I cannot countenance the thought of putting a live creature into boiling water, but it is easy to kill it quickly and humanely. At the top of a lobster’s head, just behind the eyes, you will see a small ridge. Hold the lobster in your left hand, with its head to the right. Hold a large heavy knife in your right hand with the blade pointing to the right (reversing this, obviously, if you are a southpaw) . Plunge the knife down hard into the ridge, then bring the blade down through the brain. Death will be instantaneous. I warn you that, like a headless chicken, the animal will still twitch for some minutes. Even I find this a little unnerving. I suggest you get it into the pan immediately, pausing only to snip off the rubber bands which will be holding the claws together. For a lobster up to 750 g cook for 15 minutes. Up to 1.25 kg cook for 20. Remove from the water and allow to cool. Take the meat out of the shell. Try to take the claw meat out in one piece, easing out the membrane – it looks good as a garnish on top. Cut the meat into bite size chunks and set to one side. Add the coral (the grey-green meat found in the head cavity) to the pan for the stock (see below.)

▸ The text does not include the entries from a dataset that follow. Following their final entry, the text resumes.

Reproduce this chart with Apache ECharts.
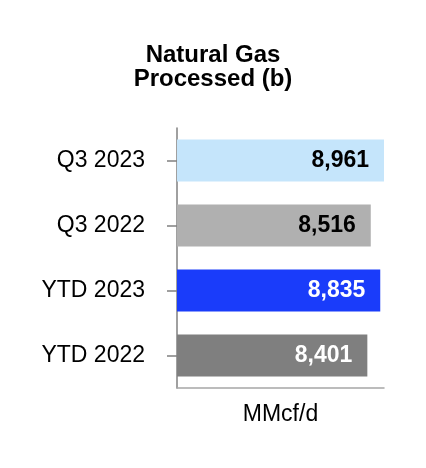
<!DOCTYPE html>
<html>
<head>
<meta charset="utf-8">
<script src="https://cdn.jsdelivr.net/npm/echarts@6/dist/echarts.min.js"></script>
<style>html,body{margin:0;padding:0;background:#fff}#c{width:426px;height:468px}</style>
</head>
<body>
<div id="c"></div>
<script>
var categories = ['Q3 2023', 'Q3 2022', 'YTD 2023', 'YTD 2022'];
var values = [8961, 8516, 8835, 8401];
var titleText = 'Natural Gas\nProcessed (b)';
var unitName = 'MMcf/d';

var barColors = ['#C5E5FB', '#B0B0B0', '#1A3CFA', '#7F7F7F'];
var labelColors = ['#000000', '#000000', '#FFFFFF', '#FFFFFF'];
var FONT = '"Liberation Sans", Arial, Helvetica, sans-serif';

var chart = echarts.init(document.getElementById('c'), null, {renderer: 'canvas'});
chart.setOption({
  animation: false,
  backgroundColor: '#ffffff',
  title: {
    text: titleText,
    left: 'center', top: 38,
    textStyle: {fontFamily: FONT, fontSize: 24, fontWeight: 'bold', color: '#000', lineHeight: 24}
  },
  grid: {left: 177, right: 42, top: 128, bottom: 80, containLabel: false},
  xAxis: {
    type: 'value', min: 2000, max: 8961,
    axisLine: {show: true, lineStyle: {color: '#A6A6A6', width: 1.5}},
    axisTick: {show: false}, axisLabel: {show: false}, splitLine: {show: false},
    name: unitName, nameLocation: 'middle', nameGap: 15,
    nameTextStyle: {fontFamily: FONT, fontSize: 23, color: '#000', verticalAlign: 'top'}
  },
  yAxis: {
    type: 'category', data: categories, inverse: true,
    axisLine: {show: true, lineStyle: {color: '#808080', width: 1.5}},
    axisTick: {show: true, alignWithLabel: true, length: 10, lineStyle: {color: '#808080', width: 1.5}},
    axisLabel: {fontFamily: FONT, fontSize: 23, color: '#000', margin: 32}
  },
  series: [{
    type: 'bar', barWidth: 42,
    data: values.map(function (v, i) {
      return {value: v, itemStyle: {color: barColors[i]},
        label: {color: labelColors[i]}};
    }),
    label: {
      show: true, position: 'insideRight', distance: 15,
      fontFamily: FONT, fontSize: 23, fontWeight: 'bold',
      formatter: function (p) { return p.value.toLocaleString('en-US'); }
    }
  }]
});
</script>
</body>
</html>
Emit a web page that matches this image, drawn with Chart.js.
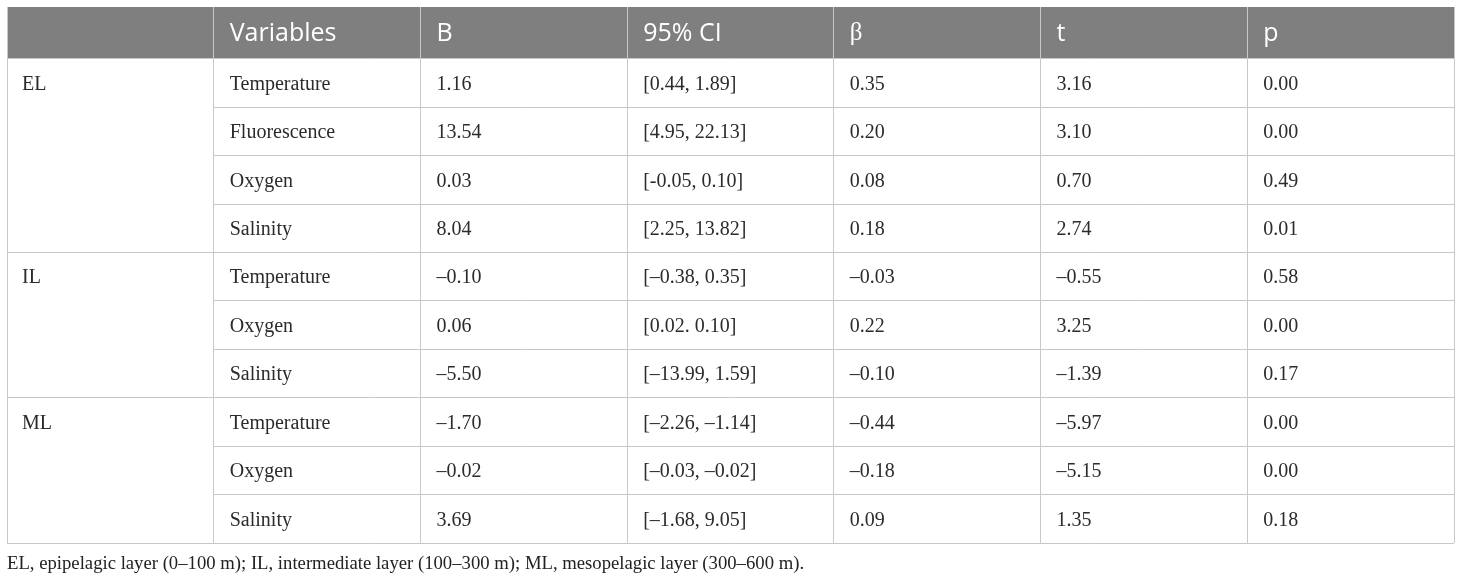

Next, make the stock. Soften the shallot over a gentle heat in the oil, in a frying pan large enough to hold the shells. Sprinkle the fennel seeds in, and mix well. When the shallot has softened, turn the heat up to medium, add the shells to the pan and shake around for a couple of minutes. Add the brandy. The classic way of getting rid of the alcohol is by flambéeing. Spectacular, but the flames will go pretty high. Make sure there is nothing flammable within range. Alternatively, let the pan bubble for a few minutes. The same net effect, but safer. Stir in the tomato purée, add some of the water and allow to simmer for a few minutes. You are looking for about 150 – 200 ml stock with a nice concentrated flavour. If you have too much liquid, reduce by turning up the heat. Strain the liquid into a clean pan. Reserve about 50 ml to spoon round the finished dish. Some of the best risottos I have eaten in recent times have had an extra flavour dimension added just before serving.
Now the risotto (told you we’d get there eventually)
You make it in the usual way. Soften the shallot, red pepper, chilli and garlic in the butter and lobster oil (if using) over a gentle to medium heat. Add the rice, increase the heat to medium, and stir round for a couple of minutes until the grains take on a slightly transparent look around the edges. (What you are doing is breaking down the starch, so the rice will absorb liquid more easily and swell up.) Pour in the vermouth, and stir until the liquid disappears. (There is a lot of stirring in a classic risotto.) Then add the chicken/turkey stock, a ladleful at a time, plus a couple of shakes of oyster sauce. Add some lobster stock as you go, but remember to reserve some for the end. The rice will take about 20 minutes to cook to perfection. It is done when it is al dente, ie still has a little bite but isn’t soft. About 15 minutes in, add the prawns, some more oyster sauce and some more lobster stock. Check your flavour/seasoning. When the rice is nearly done, fold in the lobster meat (except the claws), being careful not to break it up. Remove the pan for the heat for a couple of minutes allowing the lobster meat to warm through.
Warm the claw meat in the lobster stock pan. Serve the risotto onto warmed bowls. Finish with a good grating of black pepper and a squeeze of lemon juice. Garnish with clawmeat and a sprinkling of coriander. Finally, bring the remaining lobster stock to a bubble and spoon some around the base of your risotto.
I fear I have made this sound quite fiddly: all I can say is that it saw out our year with a flourish.